### Directions
Retype the records below from their first line through the line holding "const non = [93.8, 91.2, 79.1, 69.1, 60.9];", including both ends and no pictures.

### Data rows
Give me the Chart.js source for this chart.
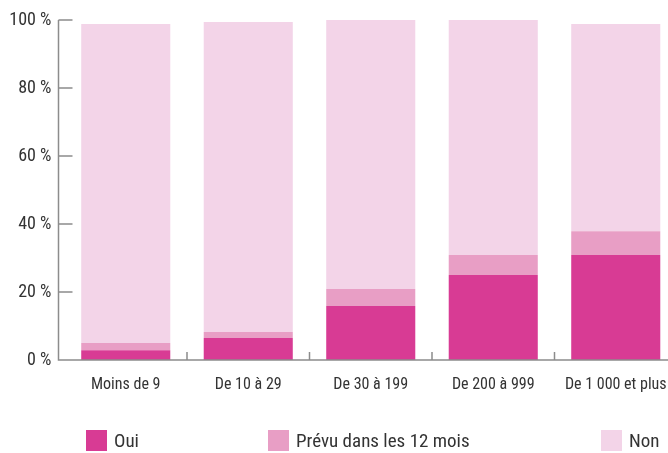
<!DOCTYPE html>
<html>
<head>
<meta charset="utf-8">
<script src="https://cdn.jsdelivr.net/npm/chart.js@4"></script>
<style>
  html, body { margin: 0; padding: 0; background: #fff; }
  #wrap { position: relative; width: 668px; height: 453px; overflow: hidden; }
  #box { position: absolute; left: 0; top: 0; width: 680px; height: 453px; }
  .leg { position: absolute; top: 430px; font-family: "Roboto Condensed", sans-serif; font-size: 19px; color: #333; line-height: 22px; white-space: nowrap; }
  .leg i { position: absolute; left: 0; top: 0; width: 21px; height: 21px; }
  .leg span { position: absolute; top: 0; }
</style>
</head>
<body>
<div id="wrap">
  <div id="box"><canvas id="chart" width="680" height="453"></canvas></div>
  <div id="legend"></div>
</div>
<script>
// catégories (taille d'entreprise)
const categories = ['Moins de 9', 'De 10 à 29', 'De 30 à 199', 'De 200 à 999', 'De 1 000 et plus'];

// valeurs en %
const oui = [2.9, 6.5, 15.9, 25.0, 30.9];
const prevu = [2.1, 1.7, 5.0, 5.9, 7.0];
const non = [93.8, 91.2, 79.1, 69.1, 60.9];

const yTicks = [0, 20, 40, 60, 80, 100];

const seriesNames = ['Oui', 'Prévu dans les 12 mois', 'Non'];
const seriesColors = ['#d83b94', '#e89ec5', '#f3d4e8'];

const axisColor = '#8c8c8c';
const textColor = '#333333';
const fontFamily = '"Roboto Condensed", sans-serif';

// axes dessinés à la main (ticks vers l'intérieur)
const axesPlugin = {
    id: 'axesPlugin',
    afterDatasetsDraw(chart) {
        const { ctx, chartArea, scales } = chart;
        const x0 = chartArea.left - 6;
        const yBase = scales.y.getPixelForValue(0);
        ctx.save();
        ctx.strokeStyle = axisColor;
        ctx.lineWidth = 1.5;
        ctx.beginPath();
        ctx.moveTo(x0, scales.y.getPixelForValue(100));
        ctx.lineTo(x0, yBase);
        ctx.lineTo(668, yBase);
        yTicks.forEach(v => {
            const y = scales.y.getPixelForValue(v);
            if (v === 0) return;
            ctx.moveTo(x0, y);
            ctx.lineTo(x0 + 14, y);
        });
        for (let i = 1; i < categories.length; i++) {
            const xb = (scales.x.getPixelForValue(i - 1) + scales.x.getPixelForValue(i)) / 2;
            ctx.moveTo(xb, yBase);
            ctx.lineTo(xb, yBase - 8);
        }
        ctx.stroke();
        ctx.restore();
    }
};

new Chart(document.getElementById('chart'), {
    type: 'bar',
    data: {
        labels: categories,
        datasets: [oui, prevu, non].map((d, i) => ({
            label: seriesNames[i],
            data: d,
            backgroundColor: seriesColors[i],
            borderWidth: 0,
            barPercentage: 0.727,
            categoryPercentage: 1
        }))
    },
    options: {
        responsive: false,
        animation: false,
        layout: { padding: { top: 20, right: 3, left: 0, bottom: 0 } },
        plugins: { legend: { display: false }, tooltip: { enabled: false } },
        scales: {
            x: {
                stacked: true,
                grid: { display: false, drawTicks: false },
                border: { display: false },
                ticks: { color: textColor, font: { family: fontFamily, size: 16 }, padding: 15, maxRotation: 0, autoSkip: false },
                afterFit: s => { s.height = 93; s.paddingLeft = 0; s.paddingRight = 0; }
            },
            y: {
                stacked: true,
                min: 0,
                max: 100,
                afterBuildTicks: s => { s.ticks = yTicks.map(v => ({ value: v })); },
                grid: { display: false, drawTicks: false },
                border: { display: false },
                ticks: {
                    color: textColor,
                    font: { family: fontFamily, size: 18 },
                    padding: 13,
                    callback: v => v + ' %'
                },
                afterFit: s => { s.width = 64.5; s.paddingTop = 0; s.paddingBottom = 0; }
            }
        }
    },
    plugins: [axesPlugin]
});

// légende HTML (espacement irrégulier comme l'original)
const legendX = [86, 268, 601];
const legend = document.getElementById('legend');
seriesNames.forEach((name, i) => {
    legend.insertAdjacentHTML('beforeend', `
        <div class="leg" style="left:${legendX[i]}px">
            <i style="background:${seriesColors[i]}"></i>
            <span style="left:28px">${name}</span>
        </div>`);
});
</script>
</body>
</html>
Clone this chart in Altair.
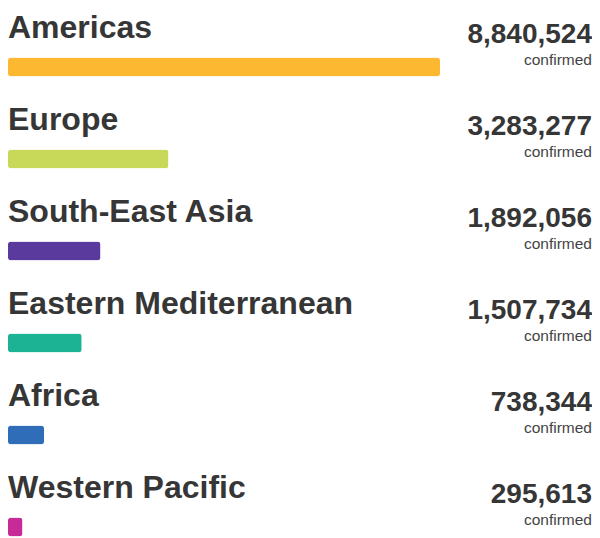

### The result
Give me the Chart.js source for this chart.
<!DOCTYPE html>
<html>
<head>
<meta charset="utf-8">
<script src="https://cdn.jsdelivr.net/npm/chart.js@4"></script>
<style>
  html, body { margin: 0; padding: 0; background: #fff; }
  #wrap { position: relative; width: 668px; height: 453px; overflow: hidden; }
  #box { position: absolute; left: 0; top: 0; width: 680px; height: 453px; }
  .leg { position: absolute; top: 430px; font-family: "Roboto Condensed", sans-serif; font-size: 19px; color: #333; line-height: 22px; white-space: nowrap; }
  .leg i { position: absolute; left: 0; top: 0; width: 21px; height: 21px; }
  .leg span { position: absolute; top: 0; }
</style>
</head>
<body>
<div id="wrap">
  <div id="box"><canvas id="chart" width="680" height="453"></canvas></div>
  <div id="legend"></div>
</div>
<script>
// catégories (taille d'entreprise)
const categories = ['Moins de 9', 'De 10 à 29', 'De 30 à 199', 'De 200 à 999', 'De 1 000 et plus'];

// valeurs en %
const oui = [2.9, 6.5, 15.9, 25.0, 30.9];
const prevu = [2.1, 1.7, 5.0, 5.9, 7.0];
const non = [93.8, 91.2, 79.1, 69.1, 60.9];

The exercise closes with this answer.